▶ _Goal of the exercise_
All of the lines below are to be transcribed faithfully, with pictures excluded from the copy.

▶ _Recorded information_
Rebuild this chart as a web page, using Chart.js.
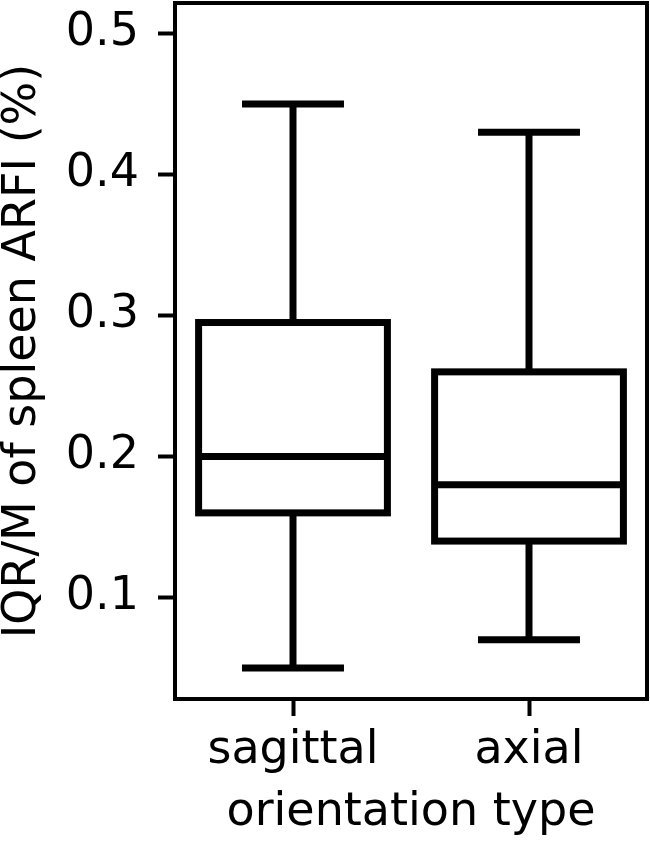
<!DOCTYPE html>
<html>
<head>
<meta charset="utf-8">
<script src="https://cdn.jsdelivr.net/npm/chart.js@4.4.1/dist/chart.umd.min.js"></script>
<style>
  html, body { margin: 0; padding: 0; background: #fff; }
</style>
</head>
<body>
<canvas id="box" width="650" height="845"></canvas>
<script>
// box plot values
var categories = ['sagittal', 'axial'];
var whiskerLow = [0.05, 0.07];
var q1 = [0.16, 0.14];
var median = [0.20, 0.18];
var q3 = [0.295, 0.26];
var whiskerHigh = [0.45, 0.43];
var yTicks = [0.1, 0.2, 0.3, 0.4, 0.5];
var yMin = 0.028, yMax = 0.5216;

var FONT = 'DejaVu Sans';
var LW = 7;

// whiskers, caps, medians and box outlines, placed through the scales
var boxLines = {
  id: 'boxLines',
  afterDatasetsDraw: function(chart) {
    var ctx = chart.ctx, y = chart.scales.y, area = chart.chartArea;
    var meta = chart.getDatasetMeta(0);
    ctx.save();
    ctx.strokeStyle = '#000';
    ctx.lineCap = 'butt';
    ctx.lineWidth = LW;
    meta.data.forEach(function(bar, i) {
      var cx = bar.x, half = bar.width / 2, cap = bar.width * 0.27;
      var yLo = y.getPixelForValue(whiskerLow[i]);
      var yQ1 = y.getPixelForValue(q1[i]);
      var yMed = y.getPixelForValue(median[i]);
      var yQ3 = y.getPixelForValue(q3[i]);
      var yHi = y.getPixelForValue(whiskerHigh[i]);
      ctx.beginPath();
      // whiskers
      ctx.moveTo(cx, yQ3); ctx.lineTo(cx, yHi);
      ctx.moveTo(cx, yQ1); ctx.lineTo(cx, yLo);
      // caps
      ctx.moveTo(cx - cap, yHi); ctx.lineTo(cx + cap, yHi);
      ctx.moveTo(cx - cap, yLo); ctx.lineTo(cx + cap, yLo);
      // median
      ctx.moveTo(cx - half, yMed); ctx.lineTo(cx + half, yMed);
      ctx.stroke();
      ctx.strokeRect(cx - half, yQ3, bar.width, yQ1 - yQ3);
    });
    // axes frame
    ctx.lineWidth = 4;
    ctx.strokeRect(area.left, area.top, area.right - area.left, area.bottom - area.top);
    ctx.restore();
  }
};

new Chart(document.getElementById('box'), {
  type: 'bar',
  data: {
    labels: categories,
    datasets: [{
      data: categories.map(function(c, i) { return [q1[i], q3[i]]; }),
      backgroundColor: '#fff',
      borderWidth: 0,
      barPercentage: 0.8,
      categoryPercentage: 1
    }]
  },
  options: {
    responsive: false,
    animation: false,
    devicePixelRatio: 1,
    layout: { padding: { top: 3, right: 3, left: 0, bottom: 0 } },
    plugins: { legend: { display: false }, tooltip: { enabled: false } },
    scales: {
      x: {
        grid: { display: true, offset: false, drawOnChartArea: false, tickLength: 17, tickWidth: 4, tickColor: '#000' },
        border: { display: false },
        ticks: { color: '#000', font: { family: FONT, size: 46, lineHeight: 1 }, padding: 12, maxRotation: 0, autoSkip: false },
        title: { display: true, text: 'orientation type', color: '#000', font: { family: FONT, size: 46, lineHeight: 1 }, padding: { top: 0, bottom: 9 } },
        afterFit: function(scale) {
          scale.height = 146;
          scale.paddingLeft = 0; scale.paddingRight = 0;
        }
      },
      y: {
        min: yMin,
        max: yMax,
        grid: { display: true, drawOnChartArea: false, tickLength: 17, tickWidth: 4, tickColor: '#000' },
        border: { display: false },
        ticks: {
          color: '#000', font: { family: FONT, size: 46, lineHeight: 1 }, padding: 19,
          callback: function(v) { return v.toFixed(1); }
        },
        afterBuildTicks: function(scale) { scale.ticks = yTicks.map(function(v) { return { value: v }; }); },
        title: { display: true, text: 'IQR/M of spleen ARFI (%)', color: '#000', font: { family: FONT, size: 46, lineHeight: 1 }, padding: { top: 0, bottom: 0 } },
        afterFit: function(scale) {
          scale.width = 175;
          scale.paddingTop = 0; scale.paddingBottom = 0;
        }
      }
    }
  },
  plugins: [boxLines]
});
</script>
</body>
</html>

▶ _Complete response_
Rebuild this chart as a web page, using Chart.js.
<!DOCTYPE html>
<html>
<head>
<meta charset="utf-8">
<script src="https://cdn.jsdelivr.net/npm/chart.js@4.4.1/dist/chart.umd.min.js"></script>
<style>
  html, body { margin: 0; padding: 0; background: #fff; }
</style>
</head>
<body>
<canvas id="box" width="650" height="845"></canvas>
<script>
// box plot values
var categories = ['sagittal', 'axial'];
var whiskerLow = [0.05, 0.07];
var q1 = [0.16, 0.14];
var median = [0.20, 0.18];
var q3 = [0.295, 0.26];
var whiskerHigh = [0.45, 0.43];
var yTicks = [0.1, 0.2, 0.3, 0.4, 0.5];
var yMin = 0.028, yMax = 0.5216;

var FONT = 'DejaVu Sans';
var LW = 7;

// whiskers, caps, medians and box outlines, placed through the scales
var boxLines = {
  id: 'boxLines',
  afterDatasetsDraw: function(chart) {
    var ctx = chart.ctx, y = chart.scales.y, area = chart.chartArea;
    var meta = chart.getDatasetMeta(0);
    ctx.save();
    ctx.strokeStyle = '#000';
    ctx.lineCap = 'butt';
    ctx.lineWidth = LW;
    meta.data.forEach(function(bar, i) {
      var cx = bar.x, half = bar.width / 2, cap = bar.width * 0.27;
      var yLo = y.getPixelForValue(whiskerLow[i]);
      var yQ1 = y.getPixelForValue(q1[i]);
      var yMed = y.getPixelForValue(median[i]);
      var yQ3 = y.getPixelForValue(q3[i]);
      var yHi = y.getPixelForValue(whiskerHigh[i]);
      ctx.beginPath();
      // whiskers
      ctx.moveTo(cx, yQ3); ctx.lineTo(cx, yHi);
      ctx.moveTo(cx, yQ1); ctx.lineTo(cx, yLo);
      // caps
      ctx.moveTo(cx - cap, yHi); ctx.lineTo(cx + cap, yHi);
      ctx.moveTo(cx - cap, yLo); ctx.lineTo(cx + cap, yLo);
      // median
      ctx.moveTo(cx - half, yMed); ctx.lineTo(cx + half, yMed);
      ctx.stroke();
      ctx.strokeRect(cx - half, yQ3, bar.width, yQ1 - yQ3);
    });
    // axes frame
    ctx.lineWidth = 4;
    ctx.strokeRect(area.left, area.top, area.right - area.left, area.bottom - area.top);
    ctx.restore();
  }
};

new Chart(document.getElementById('box'), {
  type: 'bar',
  data: {
    labels: categories,
    datasets: [{
      data: categories.map(function(c, i) { return [q1[i], q3[i]]; }),
      backgroundColor: '#fff',
      borderWidth: 0,
      barPercentage: 0.8,
      categoryPercentage: 1
    }]
  },
  options: {
    responsive: false,
    animation: false,
    devicePixelRatio: 1,
    layout: { padding: { top: 3, right: 3, left: 0, bottom: 0 } },
    plugins: { legend: { display: false }, tooltip: { enabled: false } },
    scales: {
      x: {
        grid: { display: true, offset: false, drawOnChartArea: false, tickLength: 17, tickWidth: 4, tickColor: '#000' },
        border: { display: false },
        ticks: { color: '#000', font: { family: FONT, size: 46, lineHeight: 1 }, padding: 12, maxRotation: 0, autoSkip: false },
        title: { display: true, text: 'orientation type', color: '#000', font: { family: FONT, size: 46, lineHeight: 1 }, padding: { top: 0, bottom: 9 } },
        afterFit: function(scale) {
          scale.height = 146;
          scale.paddingLeft = 0; scale.paddingRight = 0;
        }
      },
      y: {
        min: yMin,
        max: yMax,
        grid: { display: true, drawOnChartArea: false, tickLength: 17, tickWidth: 4, tickColor: '#000' },
        border: { display: false },
        ticks: {
          color: '#000', font: { family: FONT, size: 46, lineHeight: 1 }, padding: 19,
          callback: function(v) { return v.toFixed(1); }
        },
        afterBuildTicks: function(scale) { scale.ticks = yTicks.map(function(v) { return { value: v }; }); },
        title: { display: true, text: 'IQR/M of spleen ARFI (%)', color: '#000', font: { family: FONT, size: 46, lineHeight: 1 }, padding: { top: 0, bottom: 0 } },
        afterFit: function(scale) {
          scale.width = 175;
          scale.paddingTop = 0; scale.paddingBottom = 0;
        }
      }
    }
  },
  plugins: [boxLines]
});
</script>
</body>
</html>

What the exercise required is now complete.